■ Records shown:
# # #

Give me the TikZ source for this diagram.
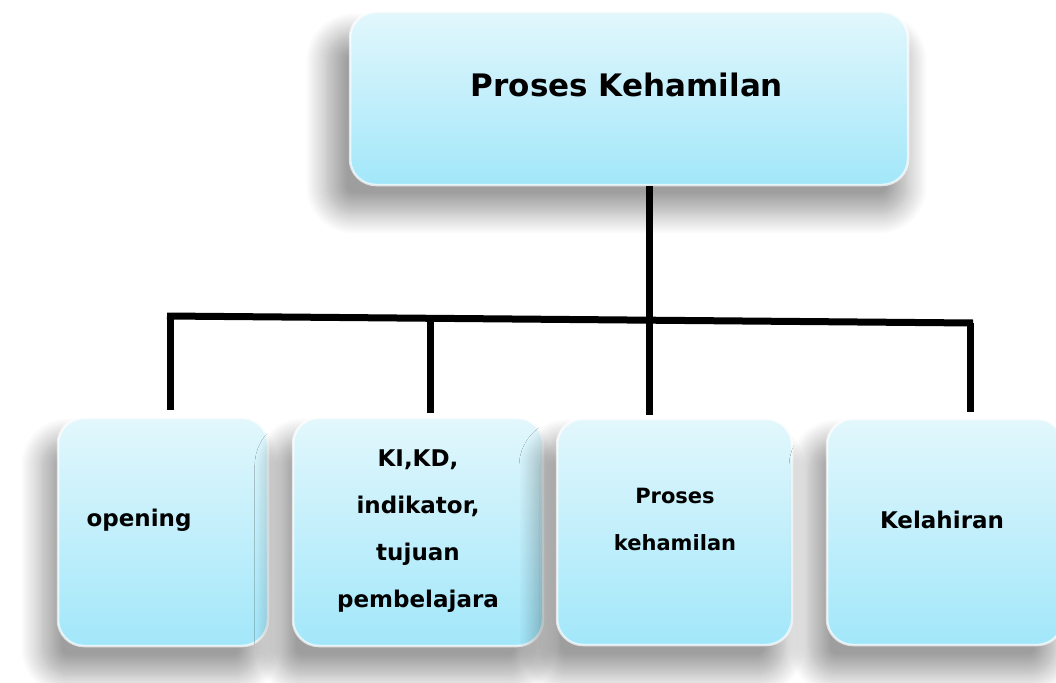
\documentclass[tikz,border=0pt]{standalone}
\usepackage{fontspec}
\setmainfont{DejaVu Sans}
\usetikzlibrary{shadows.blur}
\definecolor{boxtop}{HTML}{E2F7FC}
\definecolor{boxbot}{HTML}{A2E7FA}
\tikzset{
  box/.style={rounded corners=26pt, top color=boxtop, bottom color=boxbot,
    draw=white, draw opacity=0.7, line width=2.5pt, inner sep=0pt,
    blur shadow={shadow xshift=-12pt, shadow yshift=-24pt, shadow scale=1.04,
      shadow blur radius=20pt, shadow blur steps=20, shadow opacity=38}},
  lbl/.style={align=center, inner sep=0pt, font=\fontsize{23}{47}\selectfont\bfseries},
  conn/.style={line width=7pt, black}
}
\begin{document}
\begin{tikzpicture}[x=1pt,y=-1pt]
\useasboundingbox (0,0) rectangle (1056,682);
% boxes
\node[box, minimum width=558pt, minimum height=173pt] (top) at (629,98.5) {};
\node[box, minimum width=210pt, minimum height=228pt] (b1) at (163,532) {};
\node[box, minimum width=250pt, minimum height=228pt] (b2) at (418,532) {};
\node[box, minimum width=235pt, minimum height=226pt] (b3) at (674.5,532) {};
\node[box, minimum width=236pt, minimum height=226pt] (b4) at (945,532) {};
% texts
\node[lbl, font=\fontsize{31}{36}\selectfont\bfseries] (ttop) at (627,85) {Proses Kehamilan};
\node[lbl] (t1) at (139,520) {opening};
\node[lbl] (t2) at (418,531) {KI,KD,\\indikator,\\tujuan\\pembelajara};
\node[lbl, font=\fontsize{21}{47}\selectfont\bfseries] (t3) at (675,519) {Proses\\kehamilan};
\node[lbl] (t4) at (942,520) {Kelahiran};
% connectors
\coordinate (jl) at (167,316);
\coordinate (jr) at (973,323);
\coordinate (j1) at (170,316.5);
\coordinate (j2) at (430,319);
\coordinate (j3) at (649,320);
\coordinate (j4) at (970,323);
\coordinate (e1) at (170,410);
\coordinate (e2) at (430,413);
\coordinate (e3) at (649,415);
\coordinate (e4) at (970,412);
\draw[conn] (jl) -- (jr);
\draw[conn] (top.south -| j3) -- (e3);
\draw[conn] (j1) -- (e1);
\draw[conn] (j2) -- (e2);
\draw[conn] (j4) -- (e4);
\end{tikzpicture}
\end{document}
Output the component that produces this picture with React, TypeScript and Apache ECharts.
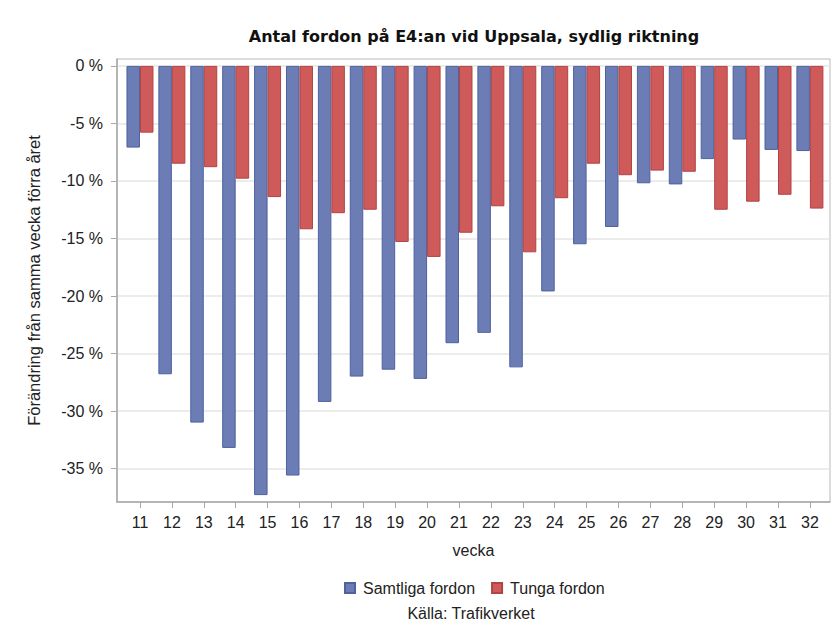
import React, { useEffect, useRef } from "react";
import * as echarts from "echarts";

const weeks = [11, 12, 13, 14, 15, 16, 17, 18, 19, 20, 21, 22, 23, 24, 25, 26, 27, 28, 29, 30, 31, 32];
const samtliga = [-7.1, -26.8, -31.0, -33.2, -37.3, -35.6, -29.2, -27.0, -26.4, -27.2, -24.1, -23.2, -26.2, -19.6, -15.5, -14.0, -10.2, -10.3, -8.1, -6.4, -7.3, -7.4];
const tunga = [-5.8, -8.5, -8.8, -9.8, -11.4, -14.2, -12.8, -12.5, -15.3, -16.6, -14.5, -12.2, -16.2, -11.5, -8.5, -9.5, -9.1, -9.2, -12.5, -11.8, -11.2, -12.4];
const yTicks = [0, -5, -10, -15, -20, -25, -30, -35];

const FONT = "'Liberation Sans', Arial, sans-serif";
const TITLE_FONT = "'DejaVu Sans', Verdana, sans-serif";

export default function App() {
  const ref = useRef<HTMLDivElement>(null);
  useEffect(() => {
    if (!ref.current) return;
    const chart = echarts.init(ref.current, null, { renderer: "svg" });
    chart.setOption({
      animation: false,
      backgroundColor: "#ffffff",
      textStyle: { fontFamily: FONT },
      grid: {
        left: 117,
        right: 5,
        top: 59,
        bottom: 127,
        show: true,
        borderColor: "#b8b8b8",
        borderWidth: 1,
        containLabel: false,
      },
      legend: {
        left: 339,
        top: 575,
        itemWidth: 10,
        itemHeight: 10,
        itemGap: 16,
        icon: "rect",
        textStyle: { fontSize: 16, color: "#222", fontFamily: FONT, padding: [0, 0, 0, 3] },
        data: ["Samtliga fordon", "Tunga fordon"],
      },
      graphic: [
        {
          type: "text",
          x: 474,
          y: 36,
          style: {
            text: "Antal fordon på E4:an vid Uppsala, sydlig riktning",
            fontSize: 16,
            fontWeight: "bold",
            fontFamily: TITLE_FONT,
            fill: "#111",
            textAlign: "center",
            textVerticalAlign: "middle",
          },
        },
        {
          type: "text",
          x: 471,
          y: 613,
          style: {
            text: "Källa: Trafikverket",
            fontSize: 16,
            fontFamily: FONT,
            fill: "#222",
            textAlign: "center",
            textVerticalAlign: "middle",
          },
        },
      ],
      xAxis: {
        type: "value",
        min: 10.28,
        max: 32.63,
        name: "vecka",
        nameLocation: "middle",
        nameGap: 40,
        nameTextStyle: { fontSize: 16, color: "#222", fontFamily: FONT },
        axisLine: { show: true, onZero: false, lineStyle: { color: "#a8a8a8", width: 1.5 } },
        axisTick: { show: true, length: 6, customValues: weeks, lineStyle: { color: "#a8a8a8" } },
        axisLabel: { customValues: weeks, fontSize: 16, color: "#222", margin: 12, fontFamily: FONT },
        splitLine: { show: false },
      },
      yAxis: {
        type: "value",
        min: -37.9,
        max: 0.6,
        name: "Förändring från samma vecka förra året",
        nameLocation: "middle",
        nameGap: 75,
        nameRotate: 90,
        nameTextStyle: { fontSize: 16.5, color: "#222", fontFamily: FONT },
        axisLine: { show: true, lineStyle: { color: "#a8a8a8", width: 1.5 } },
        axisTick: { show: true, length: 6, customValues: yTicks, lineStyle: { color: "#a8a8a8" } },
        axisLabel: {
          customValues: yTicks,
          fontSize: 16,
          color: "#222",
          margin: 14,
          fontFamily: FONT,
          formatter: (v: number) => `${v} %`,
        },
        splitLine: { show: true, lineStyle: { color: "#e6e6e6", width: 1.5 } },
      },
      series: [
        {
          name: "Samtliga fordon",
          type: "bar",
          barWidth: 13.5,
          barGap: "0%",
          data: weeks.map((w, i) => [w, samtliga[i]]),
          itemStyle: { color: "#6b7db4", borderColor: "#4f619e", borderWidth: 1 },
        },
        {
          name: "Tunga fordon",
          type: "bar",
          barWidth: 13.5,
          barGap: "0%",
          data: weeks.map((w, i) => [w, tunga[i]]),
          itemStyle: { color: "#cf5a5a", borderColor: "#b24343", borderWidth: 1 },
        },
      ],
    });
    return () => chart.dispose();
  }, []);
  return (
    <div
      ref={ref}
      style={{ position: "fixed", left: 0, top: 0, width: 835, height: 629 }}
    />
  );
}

# # #

■ Given problem: Above are the records; repeat their lines from the first through the line containing "import * as", and leave out each picture.

■ Exercise result:
Give me the TikZ source for this diagram.
\documentclass[tikz,border=0pt]{standalone}
\usepackage{fontspec}
\setmainfont{DejaVu Sans}
\usetikzlibrary{shadows.blur}
\definecolor{boxtop}{HTML}{E2F7FC}
\definecolor{boxbot}{HTML}{A2E7FA}
\tikzset{
  box/.style={rounded corners=26pt, top color=boxtop, bottom color=boxbot,
    draw=white, draw opacity=0.7, line width=2.5pt, inner sep=0pt,
    blur shadow={shadow xshift=-12pt, shadow yshift=-24pt, shadow scale=1.04,
      shadow blur radius=20pt, shadow blur steps=20, shadow opacity=38}},
  lbl/.style={align=center, inner sep=0pt, font=\fontsize{23}{47}\selectfont\bfseries},
  conn/.style={line width=7pt, black}
}
\begin{document}
\begin{tikzpicture}[x=1pt,y=-1pt]
\useasboundingbox (0,0) rectangle (1056,682);
% boxes
\node[box, minimum width=558pt, minimum height=173pt] (top) at (629,98.5) {};
\node[box, minimum width=210pt, minimum height=228pt] (b1) at (163,532) {};
\node[box, minimum width=250pt, minimum height=228pt] (b2) at (418,532) {};
\node[box, minimum width=235pt, minimum height=226pt] (b3) at (674.5,532) {};
\node[box, minimum width=236pt, minimum height=226pt] (b4) at (945,532) {};
% texts
\node[lbl, font=\fontsize{31}{36}\selectfont\bfseries] (ttop) at (627,85) {Proses Kehamilan};
\node[lbl] (t1) at (139,520) {opening};
\node[lbl] (t2) at (418,531) {KI,KD,\\indikator,\\tujuan\\pembelajara};
\node[lbl, font=\fontsize{21}{47}\selectfont\bfseries] (t3) at (675,519) {Proses\\kehamilan};
\node[lbl] (t4) at (942,520) {Kelahiran};
% connectors
\coordinate (jl) at (167,316);
\coordinate (jr) at (973,323);
\coordinate (j1) at (170,316.5);
\coordinate (j2) at (430,319);
\coordinate (j3) at (649,320);
\coordinate (j4) at (970,323);
\coordinate (e1) at (170,410);
\coordinate (e2) at (430,413);
\coordinate (e3) at (649,415);
\coordinate (e4) at (970,412);
\draw[conn] (jl) -- (jr);
\draw[conn] (top.south -| j3) -- (e3);
\draw[conn] (j1) -- (e1);
\draw[conn] (j2) -- (e2);
\draw[conn] (j4) -- (e4);
\end{tikzpicture}
\end{document}
Output the component that produces this picture with React, TypeScript and Apache ECharts.
import React, { useEffect, useRef } from "react";
import * as echarts from "echarts";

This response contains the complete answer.